= Task to complete =
Without the pictures, set down every line of the data exactly.

= Data excerpt =
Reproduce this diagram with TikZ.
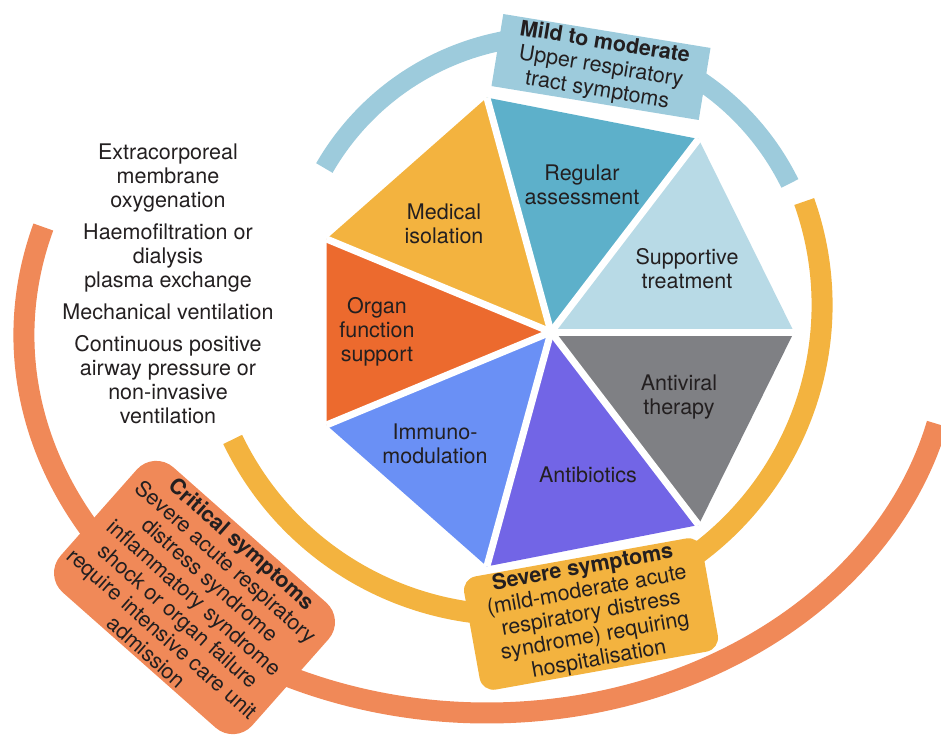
\documentclass[tikz,border=0pt]{standalone}
\usepackage{fontspec}
\setmainfont{TeX Gyre Heros}
\definecolor{mildc}{HTML}{9DCBDC}
\definecolor{severec}{HTML}{F3B33F}
\definecolor{critc}{HTML}{F08958}
\definecolor{regularc}{HTML}{5DB0CA}
\definecolor{suppc}{HTML}{B8DAE6}
\definecolor{antivc}{HTML}{7F8084}
\definecolor{antibc}{HTML}{7265E6}
\definecolor{immunoc}{HTML}{6A90F5}
\definecolor{organc}{HTML}{EC6A2E}
\definecolor{txt}{HTML}{231F20}
\tikzset{
  lbl/.style={align=center,text=txt,inner sep=0pt,
    font=\fontsize{21.5}{24}\selectfont},
  band/.style={line width=21pt},
  stagebox/.style={lbl,minimum width=#1,anchor=center}
}
\begin{document}
\begin{tikzpicture}[x=1pt,y=-1pt]
\useasboundingbox (0,0) rectangle (941,742);
\clip (0,0) rectangle (941,742);
% stage arcs
\draw[band,line width=19pt,mildc] (553,300) ++(-150:264) arc[start angle=-150,end angle=-26.2,radius=264];
\draw[band,severec] (512,305) ++(-19.5:310) arc[start angle=-19.5,end angle=154.3,radius=310];
\draw[band,critc] (487,335) ++(196.6:463 and 378) arc[start angle=196.6,end angle=13.6,x radius=463,y radius=378];
% stage boxes
\node[stagebox=210pt,fill=mildc,minimum height=73pt,rotate=-9.3] (mild) at (601,67)
  {\textbf{Mild to moderate}\\Upper respiratory\\tract symptoms};
\node[stagebox=242pt,fill=severec,minimum height=115pt,rounded corners=14pt,rotate=10.2,
  font=\fontsize{21.5}{23.2}\selectfont] (severe) at (591,614)
  {\textbf{Severe symptoms}\\(mild-moderate acute\\respiratory distress\\syndrome) requiring\\hospitalisation};
\node[stagebox=256pt,fill=critc,minimum height=167pt,rounded corners=26pt,rotate=-41.5] (critical) at (194.5,597.5)
  {\textbf{Critical symptoms}\\Severe acute respiratory\\distress syndrome\\inflammatory syndrome\\shock or organ failure\\require intensive care unit\\admission};
% treatment wheel
\begin{scope}[shift={(551,332)}]
  \foreach \a/\b/\c in {-52.6/0/suppc,-105.3/-52.6/regularc,-157.5/-105.3/severec,
      157.5/202.5/organc,105.3/157.5/immunoc,52.6/105.3/antibc,0/52.6/antivc}
    \fill[\c] (0,0) -- (\a:243) -- (\b:243) -- cycle;
  \foreach \a in {0,52.6,105.3,157.5,-157.5,-105.3,-52.6}
    \draw[white,line width=7pt] (0,0) -- (\a:243);
\end{scope}
\node[lbl] (isolation) at (444,223.5) {Medical\\isolation};
\node[lbl] (assess) at (582,184.5) {Regular\\assessment};
\node[lbl] (supportive) at (687,269) {Supportive\\treatment};
\node[lbl] (antiviral) at (679,397) {Antiviral\\therapy};
\node[lbl] (antibiotics) at (588,475) {Antibiotics};
\node[lbl] (immuno) at (435,444) {Immuno-\\modulation};
\node[lbl] (organ) at (377,331.5) {Organ\\function\\support};
% critical care measures
\node[lbl] (measures) at (168,284) {Extracorporeal\\membrane\\oxygenation\\[8pt]Haemofiltration or\\dialysis\\plasma exchange\\[8pt]Mechanical ventilation\\[8pt]Continuous positive\\airway pressure or\\non-invasive\\ventilation};
\end{tikzpicture}
\end{document}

= Solution for this task =
Reproduce this diagram with TikZ.
\documentclass[tikz,border=0pt]{standalone}
\usepackage{fontspec}
\setmainfont{TeX Gyre Heros}
\definecolor{mildc}{HTML}{9DCBDC}
\definecolor{severec}{HTML}{F3B33F}
\definecolor{critc}{HTML}{F08958}
\definecolor{regularc}{HTML}{5DB0CA}
\definecolor{suppc}{HTML}{B8DAE6}
\definecolor{antivc}{HTML}{7F8084}
\definecolor{antibc}{HTML}{7265E6}
\definecolor{immunoc}{HTML}{6A90F5}
\definecolor{organc}{HTML}{EC6A2E}
\definecolor{txt}{HTML}{231F20}
\tikzset{
  lbl/.style={align=center,text=txt,inner sep=0pt,
    font=\fontsize{21.5}{24}\selectfont},
  band/.style={line width=21pt},
  stagebox/.style={lbl,minimum width=#1,anchor=center}
}
\begin{document}
\begin{tikzpicture}[x=1pt,y=-1pt]
\useasboundingbox (0,0) rectangle (941,742);
\clip (0,0) rectangle (941,742);
% stage arcs
\draw[band,line width=19pt,mildc] (553,300) ++(-150:264) arc[start angle=-150,end angle=-26.2,radius=264];
\draw[band,severec] (512,305) ++(-19.5:310) arc[start angle=-19.5,end angle=154.3,radius=310];
\draw[band,critc] (487,335) ++(196.6:463 and 378) arc[start angle=196.6,end angle=13.6,x radius=463,y radius=378];
% stage boxes
\node[stagebox=210pt,fill=mildc,minimum height=73pt,rotate=-9.3] (mild) at (601,67)
  {\textbf{Mild to moderate}\\Upper respiratory\\tract symptoms};
\node[stagebox=242pt,fill=severec,minimum height=115pt,rounded corners=14pt,rotate=10.2,
  font=\fontsize{21.5}{23.2}\selectfont] (severe) at (591,614)
  {\textbf{Severe symptoms}\\(mild-moderate acute\\respiratory distress\\syndrome) requiring\\hospitalisation};
\node[stagebox=256pt,fill=critc,minimum height=167pt,rounded corners=26pt,rotate=-41.5] (critical) at (194.5,597.5)
  {\textbf{Critical symptoms}\\Severe acute respiratory\\distress syndrome\\inflammatory syndrome\\shock or organ failure\\require intensive care unit\\admission};
% treatment wheel
\begin{scope}[shift={(551,332)}]
  \foreach \a/\b/\c in {-52.6/0/suppc,-105.3/-52.6/regularc,-157.5/-105.3/severec,
      157.5/202.5/organc,105.3/157.5/immunoc,52.6/105.3/antibc,0/52.6/antivc}
    \fill[\c] (0,0) -- (\a:243) -- (\b:243) -- cycle;
  \foreach \a in {0,52.6,105.3,157.5,-157.5,-105.3,-52.6}
    \draw[white,line width=7pt] (0,0) -- (\a:243);
\end{scope}
\node[lbl] (isolation) at (444,223.5) {Medical\\isolation};
\node[lbl] (assess) at (582,184.5) {Regular\\assessment};
\node[lbl] (supportive) at (687,269) {Supportive\\treatment};
\node[lbl] (antiviral) at (679,397) {Antiviral\\therapy};
\node[lbl] (antibiotics) at (588,475) {Antibiotics};
\node[lbl] (immuno) at (435,444) {Immuno-\\modulation};
\node[lbl] (organ) at (377,331.5) {Organ\\function\\support};
% critical care measures
\node[lbl] (measures) at (168,284) {Extracorporeal\\membrane\\oxygenation\\[8pt]Haemofiltration or\\dialysis\\plasma exchange\\[8pt]Mechanical ventilation\\[8pt]Continuous positive\\airway pressure or\\non-invasive\\ventilation};
\end{tikzpicture}
\end{document}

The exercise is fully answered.